In defence of judicial activism

I differ with Lok Sabha Speaker Somnath Chatterjee’s views in his address, under the caption “No single authority is supreme” (April 28). It seems the politician in the Speaker has taken the better of him when he terms judicial review as judicial activism.

Though the functions and responsibilities of the three pillars of democracy are well demarcated, the legislature craves for unbridled power. Since the lawmakers are elected by the people, they have to protect their vote banks.

Of late, the lawmakers tend to go overboard to make laws to please or benefit a particular section of society. In the process, they cross the Lakshman Rekha. And when the judiciary steps in to discharge its constitutional obligation, it is termed as judicial activism. For a democracy, the judiciary must be active rather than passive.

Lt SUKHDEV SINGH GILL (retd),Jagraon



The judiciary had intervened only when the legislators had violated the Constitution while enacting laws. The controversies over Office of profit and demolition of unauthorised structures in Delhi are recent examples. Even in the case of the OBC quota, the legislators ought to remember that equality, not reservations, forms the basic structure of the Constitution.

Reservations are a departure from the basic structure. The creamy layer’s non-exclusion is a clear violation of the concept of helping the backward, and yet the politicians are not ready to see reason because the dalits in power are affected. Sadly, the politicians are not fighting for principles. They feel that if laws stand in the way of their plans, it is the law that should be questioned and not the legislature!

The legislature has completely subordinated and overshadowed the executive. They are now after the judiciary and will soon have judges of their choice posted in their constituencies, just as they insist on having DCs and SPs posted so. The move must be resisted tooth and nail.

Dr D.R. SHARMA, Sloan


I endorse Mr Chatterjee’s view that the Constitution does not contemplate a super-organ. But he seems to forget that the court’s authority is an essential feature of our federal polity. The Constitution vests with the courts the final power to interpret the Constitution and nullify any action on the part of the federal and the state governments or their different organs which violate the provisions of the Constitution.

I request the Lok Sabha Speaker to first remind Union HRD Minister Arjun Singh that the country was divided in 1947. Is he planning to include Pakistanis and Bangladeshis as well in his 27 per cent quota plan? Why else use 1931 census as the basis of quota?

If Mr Arjun Singh is so concerned, why doesn’t he frame policies to help the Bhils, the Gonds and the Nagas who are really backward? Over 85 per cent of Bhils are illiterate. The Gonds suffer from malnutrition and survive on snakes and ants.

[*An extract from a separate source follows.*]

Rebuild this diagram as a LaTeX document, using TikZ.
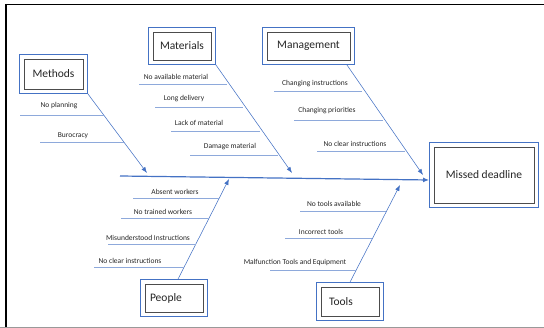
\documentclass[tikz,border=0pt]{standalone}
\usepackage{fontspec}
\setmainfont{Carlito}
\usetikzlibrary{arrows.meta,fit}
\definecolor{obl}{HTML}{4472C4}
\definecolor{lbl}{HTML}{8EA9DB}
\definecolor{ink}{HTML}{262626}
\tikzset{
  catbox/.style={draw=black!70, line width=0.9pt, fill=white, font=\fontsize{11.5}{13}\selectfont, text=ink, inner sep=0pt},
  outerbox/.style={draw=obl, line width=0.9pt, inner sep=4pt},
  bone/.style={draw=obl, line width=0.55pt, -{Latex[length=6pt,width=4.5pt]}},
  spineline/.style={draw=obl, line width=1.2pt, -{Latex[length=6pt,width=5pt]}},
  subline/.style={draw=lbl, line width=0.9pt},
  causelbl/.style={font=\fontsize{7.5}{9}\selectfont, text=ink, inner sep=0pt},
}
\begin{document}
\begin{tikzpicture}[x=1pt,y=-1pt]
\useasboundingbox (0,0) rectangle (544,328);
% frame
\draw[black, line width=1.6pt] (5,4.5) -- (544,4.5);
\draw[black, line width=2pt] (6,4) -- (6,328);
\draw[black!40, line width=1pt] (0,327.5) -- (544,327.5);

% boxes
\node[catbox, minimum width=59, minimum height=30] (methods) at (53.5,74) {Methods};
\node[outerbox, fit=(methods)] (methodsO) {};
\node[catbox, minimum width=58, minimum height=28] (materials) at (182,46) {Materials};
\node[outerbox, fit=(materials)] (materialsO) {};
\node[catbox, minimum width=83, minimum height=28] (management) at (308.5,46) {Management};
\node[outerbox, fit=(management)] (managementO) {};
\node[catbox, minimum width=100, minimum height=56] (missed) at (484,175) {Missed deadline};
\node[outerbox, fit=(missed)] (missedO) {};
\node[catbox, minimum height=28, text width=48, inner xsep=5, align=left] (people) at (174,298) {People};
\node[outerbox, fit=(people)] (peopleO) {};
\node[catbox, minimum height=29, text width=42, inner xsep=8, align=left] (tools) at (350,301.5) {Tools};
\node[outerbox, fit=(tools)] (toolsO) {};

% spine
\coordinate (spineS) at (120,176);
\draw[spineline] (spineS) -- ([yshift=-5pt]missedO.west);

% bones
\coordinate (tipMe) at (147,173);
\coordinate (tipMa) at (292,173);
\coordinate (tipMg) at (423,175);
\coordinate (tipPe) at (229,179);
\coordinate (tipTo) at (400,185);
\draw[bone] (methodsO.south east) -- (tipMe);
\draw[bone] (materialsO.south east) -- (tipMa);
\draw[bone] ([xshift=-8pt]managementO.south east) -- (tipMg);
\draw[bone] ([xshift=4pt]peopleO.north) -- (tipPe);
\draw[bone] (toolsO.north) -- (tipTo);

% Methods causes
\node[causelbl] (c1) at (59,106) {No planning};
\draw[subline] (20,115) -- (104,115);
\node[causelbl] (c2) at (73,136) {Burocracy};
\draw[subline] (40,142) -- (124,142);

% Materials causes
\node[causelbl] (c3) at (176,77) {No available material};
\draw[subline] (139,84) -- (227,84);
\node[causelbl] (c4) at (184,99) {Long delivery};
\draw[subline] (155,107) -- (243,107);
\node[causelbl] (c5) at (199,123) {Lack of material};
\draw[subline] (171,131) -- (260,131);
\node[causelbl] (c6) at (230,147) {Damage material};
\draw[subline] (190,155) -- (278,155);

% Management causes
\node[causelbl] (c7) at (315,84) {Changing instructions};
\draw[subline] (274,91) -- (362,91);
\node[causelbl] (c8) at (327,111) {Changing priorities};
\draw[subline] (294,120) -- (383,120);
\node[causelbl] (c9) at (355,144) {No clear instructions};
\draw[subline] (317,151) -- (405,151);

% People causes
\node[causelbl] (c10) at (175,192) {Absent workers};
\draw[subline] (133,198) -- (219,198);
\node[causelbl] (c11) at (163,212) {No trained workers};
\draw[subline] (121,218) -- (209,218);
\node[causelbl] (c12) at (148,238) {Misunderstood Instructions};
\draw[subline] (108,244) -- (196,244);
\node[causelbl] (c13) at (130,261) {No clear instructions};
\draw[subline] (94,267) -- (184,267);

% Tools causes
\node[causelbl] (c14) at (334,204) {No tools available};
\draw[subline] (300,211) -- (386,211);
\node[causelbl] (c15) at (321,232) {Incorrect tools};
\draw[subline] (285,238) -- (372,238);
\node[causelbl] (c16) at (295,263) {Malfunction Tools and Equipment};
\draw[subline] (270,270) -- (356,270);
\end{tikzpicture}
\end{document}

In a democracy, all citizens have equal rights under the law irrespective of one’s race, religion, caste or class. The judiciary is very much a part of the democratic set up and has a role to play besides interpreting the law and dispensing justice. This, however, does not make judiciary supreme. Parliament or state legislatures can point out lapses in the functioning of the judiciary. For the success of the democracy, all the organs should learn to work in concert.

Democracy began in England in 1215. In the US, the Declaration of Independence in 1776 incorporated all the ideals that should inspire a democratic nation. Our founding fathers never thought that democratic values would be compromised by the powers that be. Otherwise, they would have introduced some more checks in the Constitution. Both the legislature and the judiciary should work in harmony and serve the nation.



The Constitution has not given unbridled powers to those entrusted with the responsibility of managing public affairs. We are living in a democratic set-up where things have to be done within the parameters of the Constitution. We are not living in a Communist state where all institutions are subordinated to the government.

In the corrupt Indian society, where people have lost faith in the credibility of the legislature and the executive, the judiciary is the only hope. The duty of interpreting the Constitution lies not with Parliament but with the judiciary. Its refusal to buckle under the pressure of unscrupulous politicians deserves to be appreciated.

IQBAL SINGH, Jalandhar City

Transfer of ownership

The Chandigarh Administration has allowed CHB flats’ transfer on GPA holders’ names. But its two conditions — the production of two guarantors and no violation in the original architecture by the applicant — are too difficult to comply with. The CHB should ease the conditions to help GPA holders transfer the units on their names.

The GPA holders of discretionary quota allotment are banned from availing themselves of the benefit. The CHG bylaws prevent original allottees from selling houses for 10 years, but the buyers won’t be able to know the conditions in the allotment letter until the deal is finalised through the property dealers and the house cost at market value is paid to the original allottee. The buyer alone knows the allotment, DQ conditions and other details and it is too late to return.

In this scenario, the original DQ allottees make huge profits and the needy buyers suffer most. The CHB should take a lenient view of the buyers’ lapse, if any, and help them transfer the property on their names.